> [Exercise objective]: Only the lines from the start of the data through the line containing "const fs = 20.8;" should be written out, exactly as they are, with both ends included and the pictures left out.
--- begin ---
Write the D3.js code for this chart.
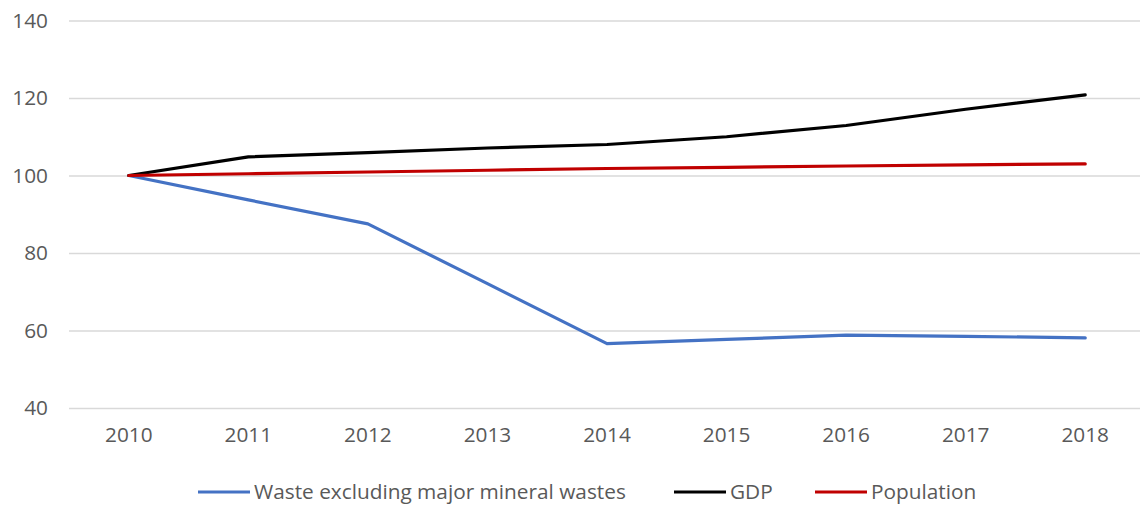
<!DOCTYPE html>
<html><head><meta charset="utf-8">
<script src="https://cdn.jsdelivr.net/npm/d3@7"></script>
<style>body{margin:0;background:#fff}svg{display:block}text{font-family:"Open Sans",sans-serif;fill:#595959}</style>
</head><body><svg id="c" width="1140" height="512"></svg>
<script>
const years = ["2010","2011","2012","2013","2014","2015","2016","2017","2018"];
const waste = [100, 93.7, 87.5, 72.1, 56.6, 57.7, 58.8, 58.5, 58.1];
const gdp = [100, 104.8, 105.9, 107.1, 108.0, 110.0, 112.9, 117.1, 120.8];
const population = [100, 100.45, 100.9, 101.35, 101.8, 102.1, 102.45, 102.75, 103.0];
const yTicks = [40, 60, 80, 100, 120, 140];
const seriesNames = ["Waste excluding major mineral wastes", "GDP", "Population"];
const colors = ["#4472C4", "#000000", "#C00000"];
const fs = 20.8;

const svg = d3.select("#c");
const x = d3.scaleBand().domain(years).range([69, 1145]);
const y = d3.scaleLinear().domain([40, 140]).range([408, 20.5]);

// grid
const yAxis = d3.axisLeft(y).tickValues(yTicks).tickSize(-(1145-69)).tickPadding(22);
const gy = svg.append("g").attr("transform", "translate(69,0)").call(yAxis);
gy.select(".domain").remove();
gy.selectAll(".tick line").attr("stroke", "#d9d9d9").attr("stroke-width", 1.3);
gy.selectAll(".tick text").attr("font-size", fs).attr("fill", "#595959").attr("x", -21);

const xAxis = d3.axisBottom(x).tickSize(0).tickPadding(19);
const gx = svg.append("g").attr("transform", "translate(0,408)").call(xAxis);
gx.select(".domain").remove();
gx.selectAll(".tick text").attr("font-size", fs).attr("fill", "#595959");

const cx = d => x(d) + x.bandwidth()/2;
const line = d3.line().x((d,i) => cx(years[i])).y(d => y(d));
[waste, gdp, population].forEach((s, k) => {
  svg.append("path").datum(s).attr("d", line).attr("fill", "none")
    .attr("stroke", colors[k]).attr("stroke-width", 3.2).attr("stroke-linejoin", "round").attr("stroke-linecap", "round");
});

// legend
const legX = [198, 674, 815];
const lg = svg.append("g");
seriesNames.forEach((n, k) => {
  lg.append("line").attr("x1", legX[k]).attr("x2", legX[k] + 52).attr("y1", 492).attr("y2", 492)
    .attr("stroke", colors[k]).attr("stroke-width", 3.2);
  lg.append("text").attr("x", legX[k] + 56).attr("y", 492).attr("dy", "0.35em")
    .attr("font-size", fs).text(n);
});
</script></body></html>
--- end ---
> [Response to the exercise]:
Write the D3.js code for this chart.
<!DOCTYPE html>
<html><head><meta charset="utf-8">
<script src="https://cdn.jsdelivr.net/npm/d3@7"></script>
<style>body{margin:0;background:#fff}svg{display:block}text{font-family:"Open Sans",sans-serif;fill:#595959}</style>
</head><body><svg id="c" width="1140" height="512"></svg>
<script>
const years = ["2010","2011","2012","2013","2014","2015","2016","2017","2018"];
const waste = [100, 93.7, 87.5, 72.1, 56.6, 57.7, 58.8, 58.5, 58.1];
const gdp = [100, 104.8, 105.9, 107.1, 108.0, 110.0, 112.9, 117.1, 120.8];
const population = [100, 100.45, 100.9, 101.35, 101.8, 102.1, 102.45, 102.75, 103.0];
const yTicks = [40, 60, 80, 100, 120, 140];
const seriesNames = ["Waste excluding major mineral wastes", "GDP", "Population"];
const colors = ["#4472C4", "#000000", "#C00000"];
const fs = 20.8;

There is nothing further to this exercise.